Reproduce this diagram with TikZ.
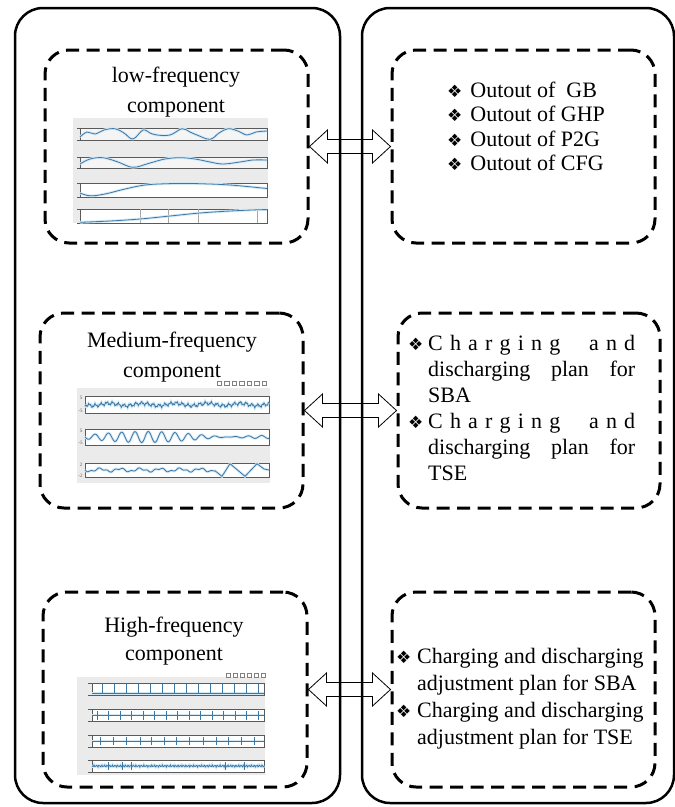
\documentclass[tikz,border=0pt]{standalone}
\usepackage{fontspec}
\setmainfont{Liberation Serif}
\newfontfamily\symfont{DejaVu Sans}
\usetikzlibrary{calc}

\definecolor{curveblue}{HTML}{3B78A8}
\definecolor{haloblue}{HTML}{D3E8F5}
\definecolor{plotgray}{HTML}{EBEBEB}
\definecolor{axisgray}{HTML}{5A5A5A}

\newcommand{\bul}{{\symfont\fontsize{17}{17}\selectfont\char"2756}}

\tikzset{
  outerbox/.style={draw, line width=2.5pt, rounded corners=28pt, inner sep=0pt},
  dashbox/.style={draw, line width=3pt, dash pattern=on 13pt off 7.5pt,
                  rounded corners=24pt, inner sep=0pt},
  blockarrow/.style={draw, line width=0.8pt, line join=miter},
  title/.style={align=center, inner sep=0pt},
  plotbg/.style={fill=plotgray, draw=none},
  panel/.style={draw=axisgray, line width=0.9pt},
  curve/.style={draw=curveblue, line width=0.8pt,
                preaction={draw=haloblue, line width=2.6pt}},
  spike/.style={draw=curveblue, line width=0.7pt},
  ticklab/.style={font=\fontsize{5}{5}\selectfont, text=axisgray, inner sep=0pt},
  toolicon/.style={draw=gray, line width=0.4pt}
}

\begin{document}
\begin{tikzpicture}[x=1pt, y=-1pt]
\useasboundingbox (0,0) rectangle (675,807);

% two outer panels
\node[outerbox, minimum width=325pt, minimum height=795pt] (leftpanel) at (177.5,405.5) {};
\node[outerbox, minimum width=312pt, minimum height=795pt] (rightpanel) at (518,405.5) {};

% dashed groups
\node[dashbox, minimum width=263pt, minimum height=193pt] (l1) at (176.5,146.5) {};
\node[dashbox, minimum width=263pt, minimum height=193pt] (r1) at (523.5,146.5) {};
\node[dashbox, minimum width=263pt, minimum height=195pt] (l2) at (171.5,410.5) {};
\node[dashbox, minimum width=262pt, minimum height=195pt] (r2) at (529,410.5) {};
\node[dashbox, minimum width=264pt, minimum height=195pt] (l3) at (175,689.5) {};
\node[dashbox, minimum width=263pt, minimum height=195pt] (r3) at (523.5,689.5) {};

% hollow double arrows between the groups
\foreach \a/\b in {l1/r1, l2/r2, l3/r3}{
  \draw[blockarrow] let \p1=(\a.east), \p2=(\b.west) in
    (\x1,\y1) -- ++(18pt,16.5pt) -- ++(0,-9.5pt) -- (\x2-18pt,\y1+7pt)
    -- ++(0,9.5pt) -- (\x2,\y1) -- ++(-18pt,-16.5pt) -- ++(0,9.5pt)
    -- (\x1+18pt,\y1-7pt) -- ++(0,-9.5pt) -- cycle;
}

% titles of the left groups
\node[title, font=\fontsize{22}{30}\selectfont] (t1) at (176,92) {low-frequency\\component};
\node[title, font=\fontsize{22}{30}\selectfont] (t2) at (172,357) {Medium-frequency\\component};
\node[title, font=\fontsize{22}{28}\selectfont] (t3) at (174,641) {High-frequency\\component};

% ---------- low-frequency plot ----------
\fill[plotgray] (73,118) rectangle (268,223);
\filldraw[panel, fill=gray!8] (80,128) rectangle (267,140);
\filldraw[panel, fill=gray!8] (80,157) rectangle (267,168);
\filldraw[panel, fill=white] (80,183) rectangle (267,197);
\filldraw[panel, fill=white] (80,209) rectangle (267,223);
\foreach \gx in {140,168,198,257}
  \draw[gray!70, line width=0.4pt] (\gx,209) -- (\gx,223);
\draw[curve] plot[smooth, tension=0.6] coordinates {(80,137) (87,132) (95,134) (104,130)
  (115,128.7) (124,133) (133,139) (143,130) (150,133) (157,135) (170,135) (182,128.7)
  (190,132) (197,135) (210,139.3) (219,133) (228,128.7) (238,131) (247,135) (256,132) (267,131)};
\draw[curve] plot[smooth, tension=0.6] coordinates {(80,164) (90,159) (103,157.7) (118,162)
  (133,167.3) (150,163) (165,159) (180,157.7) (195,159) (210,162) (223,164) (240,162)
  (253,160) (267,160)};
\draw[curve] plot[smooth, tension=0.6] coordinates {(80,193) (90,195.8) (105,194) (125,189)
  (145,185) (167,183.7) (185,183.5) (200,183.7) (230,185) (267,188.5)};
\draw[curve] plot[smooth, tension=0.6] coordinates {(80,222.3) (110,221) (140,219) (170,216)
  (200,213) (230,211) (260,209.7) (267,209.7)};
\foreach \py in {128,140,157,168,183,197,209,223}
  \draw[axisgray, line width=0.4pt] (77,\py) -- (80,\py);

% ---------- medium-frequency plot ----------
\fill[plotgray] (77,388) rectangle (270,483);
\foreach \i in {0,...,6}
  \draw[toolicon] (217+7.5*\i,381) rectangle ++(4.5,4.5);
\filldraw[panel, fill=white] (85,396) rectangle (269,413);
\filldraw[panel, fill=white] (85,429) rectangle (269,445);
\filldraw[panel, fill=white] (85,463) rectangle (269,477);
\draw[curve] plot[domain=0:184, samples=260]
  ({85+\x}, {404.5 + 1.3*sin(62*\x) + 0.9*sin(10*mod(17*\x,36)+30) + 1.2*sin(11*\x)});
\draw[curve] plot[domain=0:184, samples=300]
  ({85+\x}, {437 + (2+3.5*sin(1.5*\x))*sin(27*\x)});
\draw[curve] plot[domain=0:130, samples=150]
  ({85+\x}, {470 + 1.4*sin(18*\x) + 0.8*sin(45*\x)})
  -- (222,476.3) -- (230,463.7) -- (245,476.3) -- (257,463.7) -- (264,469) -- (269,470);
\node[ticklab] (m1a) at (81,398) {5};
\node[ticklab] (m1b) at (80.5,411) {-5};
\node[ticklab] (m2a) at (81,431) {5};
\node[ticklab] (m2b) at (80.5,443) {-5};
\node[ticklab] (m3a) at (81,465) {2};
\node[ticklab] (m3b) at (80.5,476) {-2};

% ---------- high-frequency plot ----------
\fill[plotgray] (77,677) rectangle (265,775);
\foreach \i in {0,...,5}
  \draw[toolicon] (226+7*\i,673) rectangle ++(4,4);
\filldraw[panel, fill=white] (92,683) rectangle (264,695);
\filldraw[panel, fill=white] (92,709) rectangle (264,721);
\filldraw[panel, fill=white] (92,735) rectangle (264,747);
\filldraw[panel, fill=white] (92,760) rectangle (264,772);
% panel 1: spikes up from a low baseline
\draw[curve] (92,693.5) -- (264,693.5);
\foreach \i in {0,...,13}
  \draw[spike] (102+12*\i,693.5) -- (102+12*\i,684);
% panel 2: spikes around a middle baseline
\draw[curve] (92,715) -- (264,715);
\foreach \i in {0,...,14}
  \draw[spike] (97+11.5*\i,711) -- (97+11.5*\i,720);
% panel 3: small spikes
\draw[curve] (92,741) -- (264,741);
\foreach \sx in {100,113,126,140,151,164,176,189,203,216,228,241,254}
  \draw[spike] (\sx,737) -- (\sx,745);
% panel 4: noisy baseline with a few spikes
\draw[curve] plot[domain=0:172, samples=260]
  ({92+\x}, {766 + 0.7*sin(10*mod(13.7*\x,36)) + 0.4*sin(10*mod(31.1*\x,36))});
\foreach \sx in {108,122,131,225,244}
  \draw[spike] (\sx,762) -- (\sx,770);
\foreach \py in {683,695,709,721,735,747,760,772}
  \draw[axisgray, line width=0.4pt] (88,\py) -- (92,\py);

% ---------- right-hand texts ----------
\node[anchor=west, align=left, inner sep=0pt, font=\fontsize{22}{24.5}\selectfont] (o1) at (447,126.5)
  {\bul\hspace{8pt}Outout of~~GB\\
   \bul\hspace{8pt}Outout of GHP\\
   \bul\hspace{8pt}Outout of P2G\\
   \bul\hspace{8pt}Outout of CFG};

\node[anchor=west, align=left, inner sep=0pt, font=\fontsize{22}{26}\selectfont] (o2) at (408,408)
  {\makebox[20pt][l]{\bul}\makebox[207pt][s]{C\hfill h\hfill a\hfill r\hfill g\hfill i\hfill n\hfill g\hfill\hfill\hfill\hfill a\hfill n\hfill d}\\
   \hspace*{20pt}\makebox[207pt][s]{discharging plan for}\\
   \hspace*{20pt}SBA\\
   \makebox[20pt][l]{\bul}\makebox[207pt][s]{C\hfill h\hfill a\hfill r\hfill g\hfill i\hfill n\hfill g\hfill\hfill\hfill\hfill a\hfill n\hfill d}\\
   \hspace*{20pt}\makebox[207pt][s]{discharging plan for}\\
   \hspace*{20pt}TSE};

\node[anchor=west, align=left, inner sep=0pt, font=\fontsize{22}{27}\selectfont] (o3) at (396,699)
  {\makebox[21pt][l]{\bul}Charging and discharging\\
   \hspace*{21pt}adjustment plan for SBA\\
   \makebox[21pt][l]{\bul}Charging and discharging\\
   \hspace*{21pt}adjustment plan for TSE};

\end{tikzpicture}
\end{document}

_____

Problem requirements
Repeat the lines above, starting at the first and stopping after the line that holds "minimum width=312pt, minimum", with the pictures left out.

Solution to this exercise
Reproduce this diagram with TikZ.
\documentclass[tikz,border=0pt]{standalone}
\usepackage{fontspec}
\setmainfont{Liberation Serif}
\newfontfamily\symfont{DejaVu Sans}
\usetikzlibrary{calc}

\definecolor{curveblue}{HTML}{3B78A8}
\definecolor{haloblue}{HTML}{D3E8F5}
\definecolor{plotgray}{HTML}{EBEBEB}
\definecolor{axisgray}{HTML}{5A5A5A}

\newcommand{\bul}{{\symfont\fontsize{17}{17}\selectfont\char"2756}}

\tikzset{
  outerbox/.style={draw, line width=2.5pt, rounded corners=28pt, inner sep=0pt},
  dashbox/.style={draw, line width=3pt, dash pattern=on 13pt off 7.5pt,
                  rounded corners=24pt, inner sep=0pt},
  blockarrow/.style={draw, line width=0.8pt, line join=miter},
  title/.style={align=center, inner sep=0pt},
  plotbg/.style={fill=plotgray, draw=none},
  panel/.style={draw=axisgray, line width=0.9pt},
  curve/.style={draw=curveblue, line width=0.8pt,
                preaction={draw=haloblue, line width=2.6pt}},
  spike/.style={draw=curveblue, line width=0.7pt},
  ticklab/.style={font=\fontsize{5}{5}\selectfont, text=axisgray, inner sep=0pt},
  toolicon/.style={draw=gray, line width=0.4pt}
}

\begin{document}
\begin{tikzpicture}[x=1pt, y=-1pt]
\useasboundingbox (0,0) rectangle (675,807);

% two outer panels
\node[outerbox, minimum width=325pt, minimum height=795pt] (leftpanel) at (177.5,405.5) {};
\node[outerbox, minimum width=312pt, minimum height=795pt] (rightpanel) at (518,405.5) {};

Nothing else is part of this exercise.